Guidelines for Residential, Agricultural, and Small Commercial Service Extensions
A major addition to your farming operation or home that will require a separate meter also requires a consultation from the ECI REC service team to determine the size of your electric load and specify the equipment needed for your new facilities.
Call our Operations Department at 319-443-4343 or 877-850-4343 or complete the service extension form.
Who pays for the line extension?
After initial installation by the ECI REC, member-consumers are responsible for labor and material to backfill any trench or excavation due to settling.
Extensions of greater length require payment from the member-consumer. This extension payment will be required before construction begins.
Will I be able to recoup my cost for the line extension?
If a pre-payment for a line extension is required by the Cooperative, you will receive a monthly credit on your bill equal to $.02 per kilowatt-hour for 36 months, up to, but not exceeding, the maximum amount equal to the advanced payment. At the end of the 36 months, any balance remaining from the advanced payment is kept by the Cooperative.
What if another member-consumer wants to connect to the line extension I am paying for?

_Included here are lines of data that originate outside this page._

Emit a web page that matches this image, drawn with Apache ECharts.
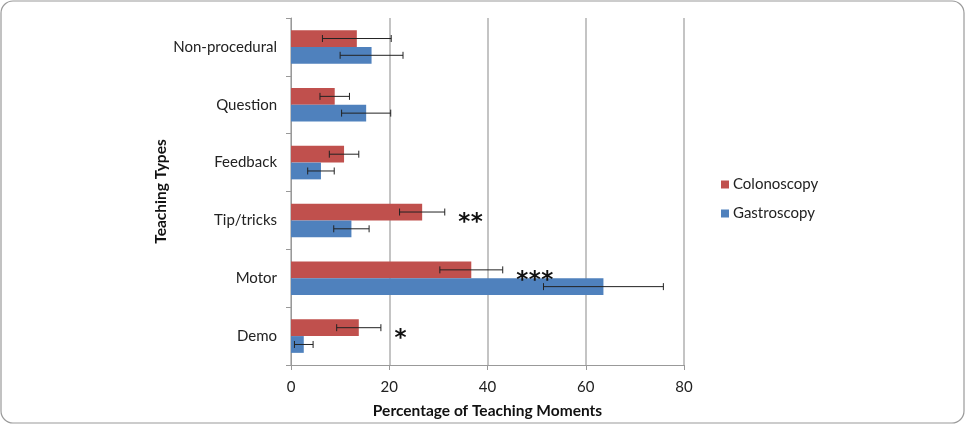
<!DOCTYPE html>
<html><head><meta charset="utf-8">
<script src="https://cdn.jsdelivr.net/npm/echarts@6/dist/echarts.min.js"></script>
<style>html,body{margin:0;padding:0;background:#fff}#c{width:965px;height:424px}</style>
</head><body><div id="c"></div>
<script>
var categories = ['Demo', 'Motor', 'Tip/tricks', 'Feedback', 'Question', 'Non-procedural'];
var colonoscopy = [13.8, 36.7, 26.7, 10.8, 8.9, 13.4];
var colonoscopyErr = [4.5, 6.4, 4.6, 3.0, 3.0, 7.0];
var gastroscopy = [2.6, 63.6, 12.3, 6.1, 15.3, 16.4];
var gastroscopyErr = [1.9, 12.2, 3.6, 2.7, 5.0, 6.4];
var significance = ['*', '***', '**', '', '', ''];
var xTicks = [0, 20, 40, 60, 80];

var FONT = 'Lato';
var RED = '#C0504D', BLUE = '#4F81BD';
var CAT_GAP = 0.42;

function errSeries(vals, errs, pos) {
  return {
    type: 'custom', silent: true, z: 5,
    data: vals.map(function (v, i) { return [i, v, errs[i]]; }),
    renderItem: function (params, api) {
      var ci = api.value(0), v = api.value(1), e = api.value(2);
      var band = api.size([0, 1])[1];
      var barH = band * (1 - CAT_GAP) / 2;
      var c = api.coord([v, ci]);
      var y = c[1] + pos * barH / 2;
      var x1 = api.coord([v - e, ci])[0], x2 = api.coord([v + e, ci])[0];
      var st = { stroke: '#222', lineWidth: 1 };
      return { type: 'group', children: [
        { type: 'line', shape: { x1: x1, y1: y, x2: x2, y2: y }, style: st },
        { type: 'line', shape: { x1: x1, y1: y - 3.5, x2: x1, y2: y + 3.5 }, style: st },
        { type: 'line', shape: { x1: x2, y1: y - 3.5, x2: x2, y2: y + 3.5 }, style: st }
      ]};
    }
  };
}

var chart = echarts.init(document.getElementById('c'), null, { renderer: 'canvas' });
chart.setOption({
  animation: false,
  textStyle: { fontFamily: FONT },
  grid: { left: 291, right: 281, top: 18, bottom: 56 },
  legend: {
    data: ['Colonoscopy', 'Gastroscopy'], orient: 'vertical',
    left: 716, top: 172, itemWidth: 8, itemHeight: 8, itemGap: 14,
    icon: 'rect', textStyle: { fontFamily: FONT, fontSize: 15, color: '#222', padding: [0, 0, 0, -1] }
  },
  xAxis: {
    type: 'value', min: 0, max: 80, interval: 20,
    name: 'Percentage of Teaching Moments', nameLocation: 'middle', nameGap: 38,
    nameTextStyle: { fontFamily: FONT, fontSize: 15.5, fontWeight: 'bold', color: '#111' },
    axisLine: { show: true, lineStyle: { color: '#999', width: 1 } },
    axisTick: { show: true, length: 5, lineStyle: { color: '#999' } },
    axisLabel: { margin: 15, fontSize: 15, color: '#222', fontFamily: FONT,
      formatter: function (v) { return xTicks.indexOf(v) >= 0 ? String(v) : ''; } },
    splitLine: { show: true, lineStyle: { color: '#c4c4c4', width: 2 } }
  },
  yAxis: {
    type: 'category', data: categories,
    name: 'Teaching Types', nameLocation: 'middle', nameGap: 121, nameRotate: 90,
    nameTextStyle: { fontFamily: FONT, fontSize: 15.5, fontWeight: 'bold', color: '#111' },
    axisLine: { show: true, lineStyle: { color: '#999', width: 1 } },
    axisTick: { show: true, length: 5, lineStyle: { color: '#999' } },
    axisLabel: { margin: 14, fontSize: 15, color: '#222', fontFamily: FONT }
  },
  series: [
    { name: 'Colonoscopy', type: 'bar', data: colonoscopy, itemStyle: { color: RED },
      barGap: '0%', barCategoryGap: (CAT_GAP * 100) + '%' },
    { name: 'Gastroscopy', type: 'bar', data: gastroscopy, itemStyle: { color: BLUE },
      barGap: '0%', barCategoryGap: (CAT_GAP * 100) + '%' },
    errSeries(colonoscopy, colonoscopyErr, -1),
    errSeries(gastroscopy, gastroscopyErr, 1),
    {
      type: 'custom', silent: true, z: 6,
      data: colonoscopy.map(function (v, i) { return [i, v, colonoscopyErr[i]]; }),
      renderItem: function (params, api) {
        var ci = api.value(0), v = api.value(1), e = api.value(2);
        var s = significance[ci];
        if (!s) return null;
        var band = api.size([0, 1])[1];
        var barH = band * (1 - CAT_GAP) / 2;
        var c = api.coord([v + e, ci]);
        var kids = [];
        for (var k = 0; k < s.length; k++) {
          kids.push({ type: 'text', x: c[0] + 19.5 + k * 12.5, y: c[1] - barH / 2 + 11,
            style: { text: '*', fontSize: 23, fontWeight: 'bold', fontFamily: 'DejaVu Sans', fill: '#111',
              textAlign: 'center', textVerticalAlign: 'middle' } });
        }
        return { type: 'group', children: kids };
      }
    }
  ],
  graphic: [{ type: 'rect', shape: { x: 1, y: 1, width: 963, height: 422, r: 12 },
    style: { fill: 'none', stroke: '#9a9a9a', lineWidth: 1.2 }, silent: true }]
});
</script></body></html>
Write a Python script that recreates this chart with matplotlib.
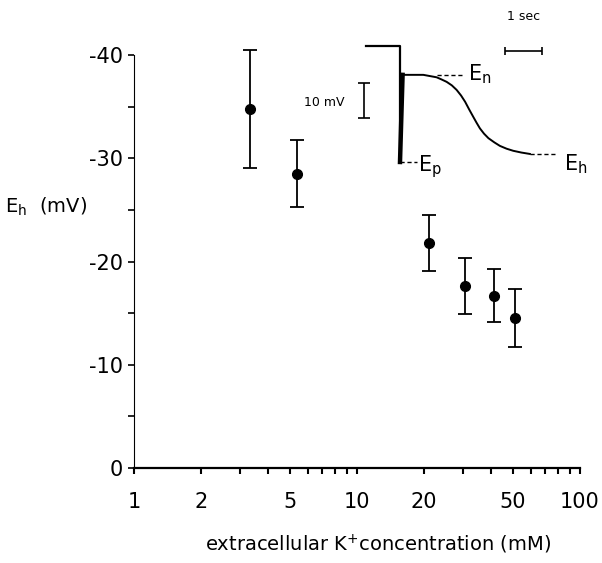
import matplotlib
matplotlib.use('Agg')
import matplotlib.pyplot as plt
from matplotlib.ticker import FixedLocator, NullLocator

# measured points (extracellular K+ in mM, Eh in mV)
conc = [3.3, 5.4, 21, 30.5, 41, 51]
eh = [-34.8, -28.5, -21.8, -17.6, -16.7, -14.5]
eh_err = [5.7, 3.25, 2.75, 2.7, 2.6, 2.8]

x_ticks = list(range(1, 10)) + list(range(10, 101, 10))
x_labeled = [1, 2, 5, 10, 20, 50, 100]
y_ticks = [0, -10, -20, -30, -40]
y_labels = ['0', '-10', '-20', '-30', '-40']
y_minor = [-5, -15, -25, -35]

# inset recording: time (s) and voltage (mV, relative to Ep)
step_t = [-0.92, 0, 0]
step_v = [33.1, 33.1, 0]
jump_t = [0, 0.07]
jump_v = [0, 24.9]
curve_t = [0.07, 0.35, 0.63, 0.99, 1.12, 1.26, 1.40, 1.53, 1.65, 1.76, 1.87,
           1.98, 2.07, 2.16, 2.27, 2.39, 2.55, 2.70, 2.88, 3.06, 3.28, 3.51]
curve_v = [24.9, 24.9, 24.9, 24.2, 23.6, 22.9, 21.9, 20.6, 19.0, 17.2, 15.0,
           12.9, 11.2, 9.6, 8.1, 6.8, 5.6, 4.6, 3.8, 3.2, 2.7, 2.3]

fig = plt.figure(figsize=(6.02, 5.63), dpi=100)
ax = fig.add_axes([134 / 602, 1 - 468 / 563, 446 / 602, 413 / 563])

ax.errorbar(conc, eh, yerr=eh_err, fmt='o', color='black', ms=7,
            capsize=5, elinewidth=1.3, capthick=1.3, clip_on=False)

ax.set_xscale('log')
ax.set_xlim(1, 100)
ax.set_ylim(0, -40)

for s in ['top', 'right']:
    ax.spines[s].set_visible(False)
ax.spines['bottom'].set_linewidth(1.6)
ax.spines['left'].set_linewidth(0.8)

ax.xaxis.set_major_locator(FixedLocator(x_ticks))
ax.set_xticklabels([str(t) if t in x_labeled else '' for t in x_ticks])
ax.xaxis.set_minor_locator(NullLocator())
ax.tick_params(axis='x', direction='out', length=4, width=1.5, pad=13, labelsize=15)

ax.set_yticks(y_ticks)
ax.set_yticklabels(y_labels)
ax.set_yticks(y_minor, minor=True)
ax.tick_params(axis='y', which='both', direction='out', length=4, width=1.2, pad=4, labelsize=15)

ax.text((378 - 134) / 446, -0.186, 'extracellular K$^{\\mathregular{+}}$concentration (mM)',
        transform=ax.transAxes, ha='center', va='center', fontsize=14)
fig.text(5 / 602, 1 - 207 / 563, 'E$_\\mathregular{h}$  (mV)', ha='left', va='center', fontsize=14)

# inset trace
iax = fig.add_axes([280 / 602, 1 - 200 / 563, 320 / 602, 190 / 563])
iax.set_xlim(-3.243, 5.405)
iax.set_ylim(-10.86, 43.43)
iax.axis('off')

iax.plot(step_t, step_v, color='black', lw=1.6)
iax.plot(jump_t, jump_v, color='black', lw=3.2)
iax.plot(curve_t, curve_v, color='black', lw=1.4, solid_joinstyle='round')

iax.plot([0.99, 1.7], [curve_v[0], curve_v[0]], color='black', lw=1, ls=(0, (3, 2)))
iax.plot([curve_t[-1], 4.2], [curve_v[-1], curve_v[-1]], color='black', lw=1, ls=(0, (3, 2)))
iax.plot([0, 0.45], [0, 0], color='black', lw=1, ls=(0, (3, 2)))

iax.text(1.83, 23.4, 'E$_\\mathregular{n}$', fontsize=15, ha='left', va='baseline')
iax.text(4.42, -2.3, 'E$_\\mathregular{h}$', fontsize=15, ha='left', va='baseline')
iax.text(0.49, -2.8, 'E$_\\mathregular{p}$', fontsize=15, ha='left', va='baseline')

# scale bars
iax.errorbar([3.34], [31.8], xerr=[0.5], color='black', lw=1.2, capsize=3, capthick=1.2)
iax.text(3.34, 41.5, '1 sec', fontsize=9, ha='center', va='center')
iax.errorbar([-0.97], [17.6], yerr=[5], color='black', lw=1.2, capsize=4, capthick=1.2)
iax.text(-1.5, 16.9, '10 mV', fontsize=9, ha='right', va='center')

fig.savefig('out.png', dpi=100)
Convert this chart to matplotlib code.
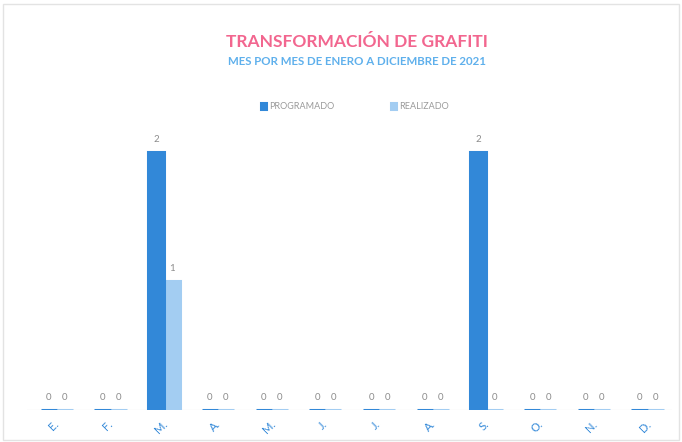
import numpy as np
import matplotlib.pyplot as plt
from matplotlib.patches import Rectangle

plt.rcParams['font.family'] = ['Lato', 'DejaVu Sans']

months = ["E.", "F.", "M.", "A.", "M.", "J.", "J.", "A.", "S.", "O.", "N.", "D."]
programado = [0, 0, 2, 0, 0, 0, 0, 0, 2, 0, 0, 0]
realizado = [0, 0, 1, 0, 0, 0, 0, 0, 0, 0, 0, 0]

c_prog = "#3288d8"
c_real = "#a3cdf2"

fig = plt.figure(figsize=(6.82, 4.42), dpi=100)
fig.patches.append(Rectangle((0.005, 0.005), 0.99, 0.985, transform=fig.transFigure,
                             fill=False, edgecolor="#e3e3e3", linewidth=1))
ax = fig.add_axes([0.04, 0.072, 0.945, 0.633])

x = np.arange(len(months))
w = 0.3
b1 = ax.bar(x - 0.1, programado, w, color=c_prog, edgecolor=c_prog, linewidth=2.2, zorder=3)
b2 = ax.bar(x + 0.2, realizado, w, color=c_real, edgecolor=c_real, linewidth=2.2, zorder=2)

ax.bar_label(b1, padding=6, fontsize=7, color="#8c8c8c")
ax.bar_label(b2, padding=6, fontsize=7, color="#8c8c8c")

ax.axhline(0, color="#d6d6d6", linewidth=0.8, zorder=1)
ax.set_xlim(-0.5, len(months) - 0.5)
ax.set_ylim(0, 2.17)
ax.set_yticks([])
ax.set_xticks(x)
ax.set_xticklabels(months, rotation=45, fontsize=8, color=c_prog)
ax.tick_params(axis="x", length=0, pad=6)
for s in ax.spines.values():
    s.set_visible(False)

fig.text(0.523, 0.905, "TRANSFORMACIÓN DE GRAFITI", ha="center", va="center",
         fontsize=12.5, fontweight="bold", color="#f2668f")
fig.text(0.523, 0.86, "MES POR MES DE ENERO A DICIEMBRE DE 2021", ha="center", va="center",
         fontsize=8.3, fontweight="bold", color="#5fb0ec")

leg = fig.legend([b1, b2], ["PROGRAMADO", "REALIZADO"], loc="center", bbox_to_anchor=(0.52, 0.758),
                 ncol=2, frameon=False, fontsize=6.5, handlelength=0.6, handleheight=0.6,
                 columnspacing=6.3, handletextpad=0.3)
for t in leg.get_texts():
    t.set_color("#9a9a9a")

plt.savefig("out.png", dpi=100)
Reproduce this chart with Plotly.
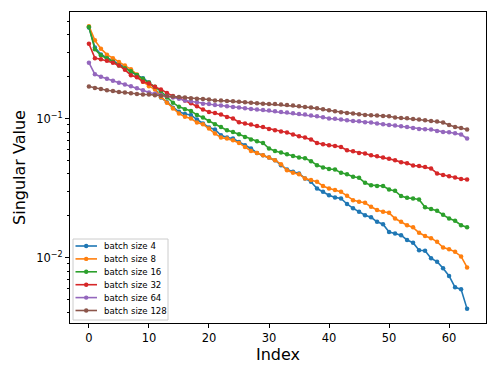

If another small business, home, or farm connects to the equipment paid in full or in part by a member-consumer within 5 years of the construction of service extension, the member-consumer that made the advance payment shall receive a prorated amount from the new member-consumer connecting into the existing equipment.
What if I need temporary service?
ECI REC will pay all or part of the cost of extending service to a new service only when the new load will be permanently located at the site. If the load may be temporary, the member-consumer will be required to make a non-refundable advanced payment equal to the estimated cost of installing the new equipment, the cost of removing the service, plus the cost of any non-salvageable materials.
What if I need a special service design?
If you request a more expensive line or service design (including route selection) than the Cooperative believes is required by good engineering practice, you must pay the difference between the higher cost design and the design proposed by the Cooperative.